TEMPO.CO, Jakarta - Gubernur DKI Jakarta Basuki Tjahaja Purnama alias Ahok menerima keluhan Lidya, warga Pangkalan Jati, Kecamatan Duren Sawit, Jakarta Timur.
"Pak, saya dimintai uang Rp 20 juta untuk pembuatan sertifikat. Dari proses awal sampai jadi sertifikatnya segitu," kata Lydia kepada Ahok di Balai Kota, Kamis, 2 Maret 2017.
Baca juga: Ahok Bantah Pembagian KJP Pekan Lalu Politis
Padahal Pemerintah Provinsi DKI Jakarta membebaskan bea perolehan hak atas tanah dan bangunan (BPHTB) yang nilai jual obyek pajaknya kurang dari Rp 2 miliar.

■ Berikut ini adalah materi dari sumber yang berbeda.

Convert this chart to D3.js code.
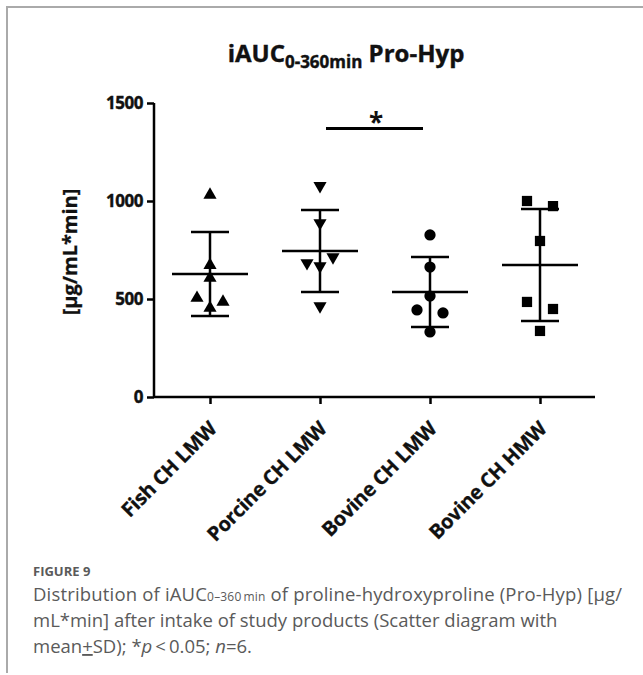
<!DOCTYPE html>
<html>
<head>
<meta charset="utf-8">
<script src="https://cdn.jsdelivr.net/npm/d3@7"></script>
<style>
	body { margin: 0; background: #fff; }
	svg { display: block; }
	.chart-text { font-family: "Open Sans", sans-serif; font-weight: bold; fill: #111; }
	.caption { font-family: "Open Sans", sans-serif; fill: #5a5a5a; }
</style>
</head>
<body>
<svg id="viz" width="643" height="675"></svg>
<script>

// Categories (groups on the x axis)
var groups = [ 'Fish CH LMW', 'Porcine CH LMW', 'Bovine CH LMW', 'Bovine CH HMW' ];

// Individual values per group
var fishValues = [ 1031, 673, 607, 505, 485, 454 ];
var porcineValues = [ 1077, 888, 684, 714, 668, 464 ];
var bovineLmwValues = [ 827, 663, 515, 444, 429, 332 ];
var bovineHmwValues = [ 1000, 974, 796, 485, 449, 337 ];

// Which side each point is nudged to (-1 left, 0 centre, 1 right)
var fishSlots = [ 0, 0, 0, -1, 1, 0 ];
var porcineSlots = [ 0, 0, -1, 1, 0, 0 ];
var bovineLmwSlots = [ 0, 0, 0, -1, 1, 0 ];
var bovineHmwSlots = [ -1, 1, 0, -1, 1, 0 ];

// Mean and SD, as drawn
var means = [ 627, 745, 536, 673 ];
var sdUpper = [ 842, 954, 714, 959 ];
var sdLower = [ 413, 536, 357, 388 ];

var yTicks = [ 0, 500, 1000, 1500 ];

var svg = d3.select( '#viz' );

// Figure frame (grey border on top and left)
svg.append( 'line' ).attr( 'x1', 6 ).attr( 'x2', 643 ).attr( 'y1', 7 ).attr( 'y2', 7 )
	.attr( 'stroke', '#aaa' ).attr( 'stroke-width', 2 );
svg.append( 'line' ).attr( 'x1', 7 ).attr( 'x2', 7 ).attr( 'y1', 6 ).attr( 'y2', 673 )
	.attr( 'stroke', '#aaa' ).attr( 'stroke-width', 2 );

var plot = { left: 154, right: 595, top: 103, bottom: 397 };

var y = d3.scaleLinear().domain( [ 0, 1500 ] ).range( [ plot.bottom, plot.top ] );
var x = d3.scalePoint().domain( groups ).range( [ 210, 540 ] );

// Y axis
var yAxis = svg.append( 'g' )
	.attr( 'transform', 'translate(' + plot.left + ',0)' )
	.call( d3.axisLeft( y ).tickValues( yTicks ).tickSize( 7 ).tickPadding( 4 ).tickFormat( d3.format( 'd' ) ) );
yAxis.select( '.domain' ).attr( 'stroke-width', 2.5 ).attr( 'd', 'M0,' + plot.top + 'V' + plot.bottom );
yAxis.selectAll( '.tick line' ).attr( 'stroke-width', 2.5 );
yAxis.selectAll( 'text' ).attr( 'class', 'chart-text' ).style( 'font-size', '17px' )
	.style( 'letter-spacing', '-0.5px' ).attr( 'fill', null ).attr( 'stroke', '#111' ).attr( 'stroke-width', 0.4 );

// X axis
var xAxis = svg.append( 'g' )
	.attr( 'transform', 'translate(0,' + plot.bottom + ')' )
	.call( d3.axisBottom( x ).tickSize( 7 ).tickFormat( '' ) );
xAxis.select( '.domain' ).attr( 'stroke-width', 2.5 ).attr( 'd', 'M' + plot.left + ',0H' + plot.right );
xAxis.selectAll( '.tick line' ).attr( 'stroke-width', 2.5 );

// Rotated category labels
svg.selectAll( 'text.xlabel' )
	.data( groups )
	.enter()
	.append( 'text' )
	.attr( 'class', 'chart-text xlabel' )
	.style( 'font-size', '20px' )
	.style( 'letter-spacing', '-0.3px' )
	.attr( 'stroke', '#111' ).attr( 'stroke-width', 0.3 )
	.attr( 'text-anchor', 'end' )
	.attr( 'transform', function ( d ) {
		return 'translate(' + ( x( d ) + 8 ) + ',' + ( plot.bottom + 33 ) + ') rotate(-45)';
	} )
	.text( function ( d ) { return d; } );

// Y axis title
svg.append( 'text' )
	.attr( 'class', 'chart-text' )
	.style( 'font-size', '20px' )
	.attr( 'stroke', '#111' ).attr( 'stroke-width', 0.3 )
	.attr( 'text-anchor', 'middle' )
	.attr( 'transform', 'translate(77,252) rotate(-90)' )
	.text( '[µg/mL*min]' );

// Chart title with subscript
var title = svg.append( 'text' )
	.attr( 'class', 'chart-text' )
	.attr( 'x', 346 )
	.attr( 'y', 62 )
	.attr( 'text-anchor', 'middle' )
	.attr( 'stroke', '#111' ).attr( 'stroke-width', 0.4 )
	.style( 'font-size', '24px' );
title.append( 'tspan' ).text( 'iAUC' );
title.append( 'tspan' ).attr( 'dy', 6 ).style( 'font-size', '17px' ).text( '0-360min' );
title.append( 'tspan' ).attr( 'dy', -6 ).text( ' Pro-Hyp' );

// Points
var allValues = [ fishValues, porcineValues, bovineLmwValues, bovineHmwValues ];
var allSlots = [ fishSlots, porcineSlots, bovineLmwSlots, bovineHmwSlots ];
var shapes = [
	{ type: d3.symbolTriangle, size: 75, rotate: 0 },
	{ type: d3.symbolTriangle, size: 75, rotate: 180 },
	{ type: d3.symbolCircle, size: 100, rotate: 0 },
	{ type: d3.symbolSquare, size: 105, rotate: 0 }
];
var slotWidth = 13;

groups.forEach( function ( g, gi ) {

	var shape = shapes[gi];
	var points = allValues[gi].map( function ( v, i ) {
		return { value: v, slot: allSlots[gi][i] };
	} );

	svg.selectAll( 'path.pt-' + gi )
		.data( points )
		.enter()
		.append( 'path' )
		.attr( 'class', 'pt-' + gi )
		.attr( 'd', d3.symbol().type( shape.type ).size( shape.size ) )
		.attr( 'fill', '#000' )
		.attr( 'transform', function ( d ) {
			return 'translate(' + ( x( g ) + d.slot * slotWidth ) + ',' + y( d.value ) + ') rotate(' + shape.rotate + ')';
		} );

	var cx = x( g );
	var bar = svg.append( 'g' ).attr( 'stroke', '#000' ).attr( 'stroke-width', 2.5 );

	// vertical SD whisker
	bar.append( 'line' ).attr( 'x1', cx ).attr( 'x2', cx ).attr( 'y1', y( sdUpper[gi] ) ).attr( 'y2', y( sdLower[gi] ) );
	// SD caps
	bar.append( 'line' ).attr( 'x1', cx - 19 ).attr( 'x2', cx + 19 ).attr( 'y1', y( sdUpper[gi] ) ).attr( 'y2', y( sdUpper[gi] ) );
	bar.append( 'line' ).attr( 'x1', cx - 19 ).attr( 'x2', cx + 19 ).attr( 'y1', y( sdLower[gi] ) ).attr( 'y2', y( sdLower[gi] ) );
	// mean line
	bar.append( 'line' ).attr( 'x1', cx - 38 ).attr( 'x2', cx + 38 ).attr( 'y1', y( means[gi] ) ).attr( 'y2', y( means[gi] ) );

} );

// Significance bracket between Porcine and Bovine LMW
var sigY = y( 1370 );
svg.append( 'line' )
	.attr( 'x1', x( groups[1] ) + 6 ).attr( 'x2', x( groups[2] ) - 7 )
	.attr( 'y1', sigY ).attr( 'y2', sigY )
	.attr( 'stroke', '#000' ).attr( 'stroke-width', 3 );
svg.append( 'text' )
	.attr( 'class', 'chart-text' )
	.attr( 'x', ( x( groups[1] ) + x( groups[2] ) ) / 2 + 1 )
	.attr( 'y', sigY + 4 )
	.attr( 'text-anchor', 'middle' )
	.style( 'font-size', '26px' )
	.text( '*' );

// Caption
svg.append( 'text' )
	.attr( 'class', 'caption' )
	.attr( 'x', 33 ).attr( 'y', 576 )
	.style( 'font-size', '13px' ).style( 'font-weight', 'bold' ).attr( 'fill', '#8c8c8c' )
	.text( 'FIGURE 9' );

var cap1 = svg.append( 'text' ).attr( 'class', 'caption' ).attr( 'x', 33 ).attr( 'y', 601 )
	.style( 'font-size', '18.5px' ).attr( 'textLength', 589 );
cap1.append( 'tspan' ).text( 'Distribution of iAUC' );
cap1.append( 'tspan' ).style( 'font-size', '12px' ).text( '0\u2013360\u2009min' );
cap1.append( 'tspan' ).text( ' of proline-hydroxyproline (Pro-Hyp) [µg/' );

svg.append( 'text' ).attr( 'class', 'caption' ).attr( 'x', 33 ).attr( 'y', 627 ).style( 'font-size', '18.5px' )
	.text( 'mL*min] after intake of study products (Scatter diagram with' );

var cap3 = svg.append( 'text' ).attr( 'class', 'caption' ).attr( 'x', 33 ).attr( 'y', 653 ).style( 'font-size', '18.5px' );
cap3.append( 'tspan' ).text( 'mean' );
cap3.append( 'tspan' ).style( 'text-decoration', 'underline' ).text( '+' );
cap3.append( 'tspan' ).text( 'SD); *' );
cap3.append( 'tspan' ).style( 'font-style', 'italic' ).text( 'p' );
cap3.append( 'tspan' ).text( '\u2009<\u20090.05; ' );
cap3.append( 'tspan' ).style( 'font-style', 'italic' ).text( 'n' );
cap3.append( 'tspan' ).text( '=6.' );

</script>
</body>
</html>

Ahok sebelumnya mengimbau kepada masyarakat yang belum mempunyai sertifikat kepemilikan tanah untuk segera mengurusnya ke Badan Pertanahan Negara (BPN). Tujuannya agar semua warga memiliki sertifikat kepemilikan tanah. Selain itu, Pemprov DKI Jakarta bisa membayar tanah jika ada pembongkaran.
Lydia ingin membuat sertifikat karena pada 2018 rumahnya akan diratakan dengan tanah. Bangunan rumah Lydia dan sekitarnya dipastikan terdampak akibat proyek kereta cepat Jakarta-Bandung. Agar tanahnya diganti pemerintah, ia ingin membuat sertifikat.

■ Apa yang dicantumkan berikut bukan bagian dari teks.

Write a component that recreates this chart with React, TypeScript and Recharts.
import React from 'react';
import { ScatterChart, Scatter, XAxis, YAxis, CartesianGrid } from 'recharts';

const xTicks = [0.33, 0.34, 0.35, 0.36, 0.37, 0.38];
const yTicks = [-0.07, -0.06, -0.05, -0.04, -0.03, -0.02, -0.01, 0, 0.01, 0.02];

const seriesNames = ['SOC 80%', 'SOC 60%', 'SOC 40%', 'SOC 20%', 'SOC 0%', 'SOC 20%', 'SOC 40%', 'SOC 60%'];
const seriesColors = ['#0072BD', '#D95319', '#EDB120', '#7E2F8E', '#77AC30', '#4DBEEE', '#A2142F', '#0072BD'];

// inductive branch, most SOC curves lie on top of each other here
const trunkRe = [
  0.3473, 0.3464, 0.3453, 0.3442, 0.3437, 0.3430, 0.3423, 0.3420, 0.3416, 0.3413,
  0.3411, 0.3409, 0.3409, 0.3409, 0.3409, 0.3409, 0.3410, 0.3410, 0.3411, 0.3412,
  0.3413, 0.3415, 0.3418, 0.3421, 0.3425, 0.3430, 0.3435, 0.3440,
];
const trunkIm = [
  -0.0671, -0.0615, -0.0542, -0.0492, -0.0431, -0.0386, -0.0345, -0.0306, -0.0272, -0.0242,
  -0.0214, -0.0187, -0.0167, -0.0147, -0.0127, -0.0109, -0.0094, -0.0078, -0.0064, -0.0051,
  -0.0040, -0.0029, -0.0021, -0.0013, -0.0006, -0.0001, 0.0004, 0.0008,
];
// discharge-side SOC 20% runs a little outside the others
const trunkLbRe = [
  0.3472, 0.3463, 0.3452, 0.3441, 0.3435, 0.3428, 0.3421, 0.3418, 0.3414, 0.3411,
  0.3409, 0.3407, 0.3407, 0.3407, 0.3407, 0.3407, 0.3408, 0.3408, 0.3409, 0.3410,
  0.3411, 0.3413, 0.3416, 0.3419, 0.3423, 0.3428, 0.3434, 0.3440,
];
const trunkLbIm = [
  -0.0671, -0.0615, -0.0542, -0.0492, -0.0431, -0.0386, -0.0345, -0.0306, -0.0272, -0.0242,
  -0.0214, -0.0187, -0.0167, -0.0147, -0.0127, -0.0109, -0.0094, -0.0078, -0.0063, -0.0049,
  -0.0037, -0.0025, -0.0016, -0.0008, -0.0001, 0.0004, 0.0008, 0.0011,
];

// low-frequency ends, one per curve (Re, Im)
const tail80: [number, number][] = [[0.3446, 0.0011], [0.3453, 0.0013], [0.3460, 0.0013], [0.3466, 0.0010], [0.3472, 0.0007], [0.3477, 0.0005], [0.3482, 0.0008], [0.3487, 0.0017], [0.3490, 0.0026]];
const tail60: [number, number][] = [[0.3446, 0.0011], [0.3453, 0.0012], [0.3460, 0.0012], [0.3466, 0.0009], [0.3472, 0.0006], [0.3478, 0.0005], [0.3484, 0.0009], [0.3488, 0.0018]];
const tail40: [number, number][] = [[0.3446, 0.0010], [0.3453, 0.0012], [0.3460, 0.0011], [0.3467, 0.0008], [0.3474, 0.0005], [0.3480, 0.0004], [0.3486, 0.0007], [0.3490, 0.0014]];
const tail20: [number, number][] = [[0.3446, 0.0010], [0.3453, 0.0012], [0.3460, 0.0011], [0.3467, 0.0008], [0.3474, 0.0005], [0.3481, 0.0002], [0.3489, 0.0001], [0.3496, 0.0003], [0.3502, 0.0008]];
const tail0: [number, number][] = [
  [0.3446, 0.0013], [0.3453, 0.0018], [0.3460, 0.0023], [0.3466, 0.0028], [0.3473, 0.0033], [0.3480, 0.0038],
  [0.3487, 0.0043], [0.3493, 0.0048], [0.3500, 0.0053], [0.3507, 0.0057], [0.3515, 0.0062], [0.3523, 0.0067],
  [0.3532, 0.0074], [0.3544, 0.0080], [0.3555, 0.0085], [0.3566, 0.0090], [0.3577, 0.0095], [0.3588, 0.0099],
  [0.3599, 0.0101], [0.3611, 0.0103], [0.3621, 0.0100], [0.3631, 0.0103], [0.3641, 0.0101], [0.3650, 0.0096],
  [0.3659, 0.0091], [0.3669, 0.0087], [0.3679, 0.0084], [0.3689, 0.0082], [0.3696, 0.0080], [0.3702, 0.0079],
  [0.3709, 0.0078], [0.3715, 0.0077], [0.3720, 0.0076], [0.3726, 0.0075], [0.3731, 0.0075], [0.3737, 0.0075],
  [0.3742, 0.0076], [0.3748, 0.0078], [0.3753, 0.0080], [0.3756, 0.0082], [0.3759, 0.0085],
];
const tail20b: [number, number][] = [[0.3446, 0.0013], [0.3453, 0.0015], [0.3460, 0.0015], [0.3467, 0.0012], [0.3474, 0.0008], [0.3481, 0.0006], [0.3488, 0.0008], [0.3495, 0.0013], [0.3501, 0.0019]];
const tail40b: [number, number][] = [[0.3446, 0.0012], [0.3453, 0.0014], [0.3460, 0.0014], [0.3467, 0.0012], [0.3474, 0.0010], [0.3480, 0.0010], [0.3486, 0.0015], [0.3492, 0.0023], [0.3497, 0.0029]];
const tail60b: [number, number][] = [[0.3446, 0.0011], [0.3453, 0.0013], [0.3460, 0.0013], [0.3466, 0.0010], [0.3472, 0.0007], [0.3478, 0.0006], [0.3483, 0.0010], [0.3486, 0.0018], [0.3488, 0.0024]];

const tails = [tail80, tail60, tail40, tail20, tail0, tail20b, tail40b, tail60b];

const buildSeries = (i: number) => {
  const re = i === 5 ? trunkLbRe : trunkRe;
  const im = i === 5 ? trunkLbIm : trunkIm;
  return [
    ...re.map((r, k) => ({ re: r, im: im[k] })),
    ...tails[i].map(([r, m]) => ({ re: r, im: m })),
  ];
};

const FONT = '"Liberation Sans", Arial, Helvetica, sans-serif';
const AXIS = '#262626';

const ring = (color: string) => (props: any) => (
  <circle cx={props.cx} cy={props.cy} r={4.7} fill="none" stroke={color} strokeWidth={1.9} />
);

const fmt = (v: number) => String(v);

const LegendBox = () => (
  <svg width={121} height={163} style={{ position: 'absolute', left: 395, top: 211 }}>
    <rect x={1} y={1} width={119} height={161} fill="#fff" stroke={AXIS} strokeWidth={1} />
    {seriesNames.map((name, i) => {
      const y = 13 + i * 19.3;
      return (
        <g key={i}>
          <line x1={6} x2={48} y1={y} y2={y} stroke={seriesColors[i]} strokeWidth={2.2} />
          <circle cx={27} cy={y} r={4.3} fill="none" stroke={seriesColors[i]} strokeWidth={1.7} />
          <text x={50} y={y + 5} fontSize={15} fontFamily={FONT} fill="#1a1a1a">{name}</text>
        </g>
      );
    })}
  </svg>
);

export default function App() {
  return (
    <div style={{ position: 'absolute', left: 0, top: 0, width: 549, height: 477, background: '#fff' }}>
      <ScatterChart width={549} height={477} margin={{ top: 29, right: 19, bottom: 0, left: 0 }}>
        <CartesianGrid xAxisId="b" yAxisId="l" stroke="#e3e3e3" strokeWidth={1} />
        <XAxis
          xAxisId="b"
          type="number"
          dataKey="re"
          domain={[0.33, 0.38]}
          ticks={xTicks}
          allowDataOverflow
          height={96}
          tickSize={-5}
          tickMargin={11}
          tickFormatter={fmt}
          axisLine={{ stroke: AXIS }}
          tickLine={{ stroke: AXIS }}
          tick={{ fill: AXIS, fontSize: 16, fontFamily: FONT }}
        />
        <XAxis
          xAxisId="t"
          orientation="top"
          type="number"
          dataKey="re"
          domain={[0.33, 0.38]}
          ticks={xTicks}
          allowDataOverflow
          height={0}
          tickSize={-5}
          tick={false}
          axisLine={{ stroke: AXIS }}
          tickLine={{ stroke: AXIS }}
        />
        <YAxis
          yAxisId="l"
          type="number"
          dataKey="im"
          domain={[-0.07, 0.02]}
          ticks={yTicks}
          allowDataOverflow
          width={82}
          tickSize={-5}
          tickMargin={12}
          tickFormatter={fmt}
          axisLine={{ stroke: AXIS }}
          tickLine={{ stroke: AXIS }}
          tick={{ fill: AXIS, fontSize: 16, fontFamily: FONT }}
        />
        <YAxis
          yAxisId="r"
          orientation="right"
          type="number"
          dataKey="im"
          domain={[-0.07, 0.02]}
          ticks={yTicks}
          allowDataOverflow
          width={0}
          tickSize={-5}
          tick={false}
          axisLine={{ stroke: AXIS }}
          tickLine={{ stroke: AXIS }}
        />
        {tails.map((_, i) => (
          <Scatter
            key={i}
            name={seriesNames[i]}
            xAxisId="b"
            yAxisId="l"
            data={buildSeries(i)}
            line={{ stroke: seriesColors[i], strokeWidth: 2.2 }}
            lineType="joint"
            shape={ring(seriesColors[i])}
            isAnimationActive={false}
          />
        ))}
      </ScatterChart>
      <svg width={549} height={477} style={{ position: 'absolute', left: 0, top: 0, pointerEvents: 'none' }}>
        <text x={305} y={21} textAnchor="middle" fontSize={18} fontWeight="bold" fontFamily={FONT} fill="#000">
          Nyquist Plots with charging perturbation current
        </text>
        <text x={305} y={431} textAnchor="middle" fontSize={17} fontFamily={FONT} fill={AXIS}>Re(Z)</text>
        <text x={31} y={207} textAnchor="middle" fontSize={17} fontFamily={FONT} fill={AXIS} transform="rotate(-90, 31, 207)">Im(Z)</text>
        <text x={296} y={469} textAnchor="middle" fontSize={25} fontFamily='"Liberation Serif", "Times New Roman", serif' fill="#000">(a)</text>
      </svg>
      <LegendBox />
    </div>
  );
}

"Tahun 2018, rumah saya kena gusur untuk kereta api cepat, makanya saya mau bikin sertifikat. Tapi kok malah dimintai duit segitu, Pak," ujar Lidya.
Simak juga: Resmikan Jakarta Creative Hub, Ahok: Ini Namanya Tempat Les
Mendengar keluhan tersebut, Ahok menunjukkan ekspresi terkejut karena ia telah menerbitkan peraturan gubernur untuk membebaskan biaya pembuatan sertifikat hak milik. Ahok menduga masih ada pihak tak bertanggung jawab yang memanfaatkan warga Jakarta untuk membuat sertifikat.
"Bayar Rp 20 juta? Harusnya sertifikat kan sekarang gratis. Buat saya, aneh kalau ada yang masih berani minta duit buat sertifikat," tutur Ahok kepada Lydia. "Nanti orang saya yang urus." Ia pun langsung menunjuk staf ahlinya untuk menyelesaikan permasalahan tersebut.